20,000 Afghans rallied against Charlie Hebdo magazine Friday in Herat.
The protesters torched French flags and chanted death slogans against France.
The mob was upset with the latest Hebdo cartoons.
Yahoo.com reported:
At least 20,000 people protested in the western Afghan city of Herat on Friday against French satirical magazine Charlie Hebdo for publishing a cartoon of the Prophet Mohammed.
The demonstrators burned French flags, chanted death slogans against France and demanded Paris apologise to Muslims in Afghanistan’s biggest rally yet against the weekly.

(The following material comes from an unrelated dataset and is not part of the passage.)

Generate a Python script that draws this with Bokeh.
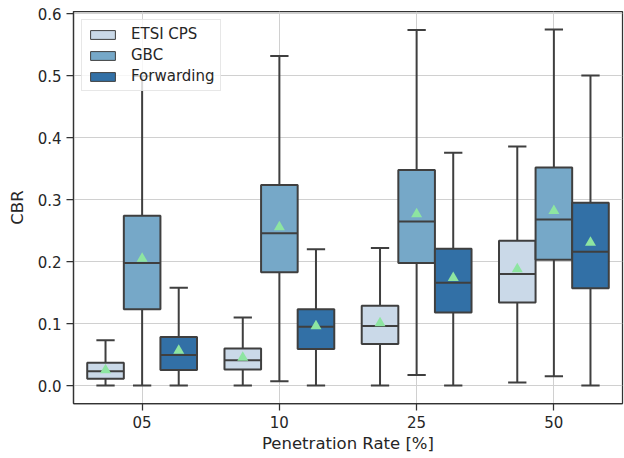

A smaller protest was held in the capital Kabul, where a few demonstrators threw stones at the French embassy, prompting guards to fire one or two warning shots.
“No Muslim can tolerate insults to our beloved prophet Mohammed, we demand the French government apologise to all Muslims and punish those who have insulted Islam,” said one protester in Herat.
There have been small, sporadic protests across Afghanistan since the magazine ran a cover image of the prophet with a tear in his eye, holding a sign saying “Je suis Charlie”.
That “survivors’ edition” followed an attack on the magazine’s offices in Paris in which 12 people were gunned down by Islamist militants. The massacre triggered a huge outpouring of anger and grief on social media, much of it using the hashtag “#jusuisCharlie”.
An AFP reporter at the scene in Herat and the provincial governor’s spokesman Ehsanullah Hayat said the crowd was at least 20,000 strong.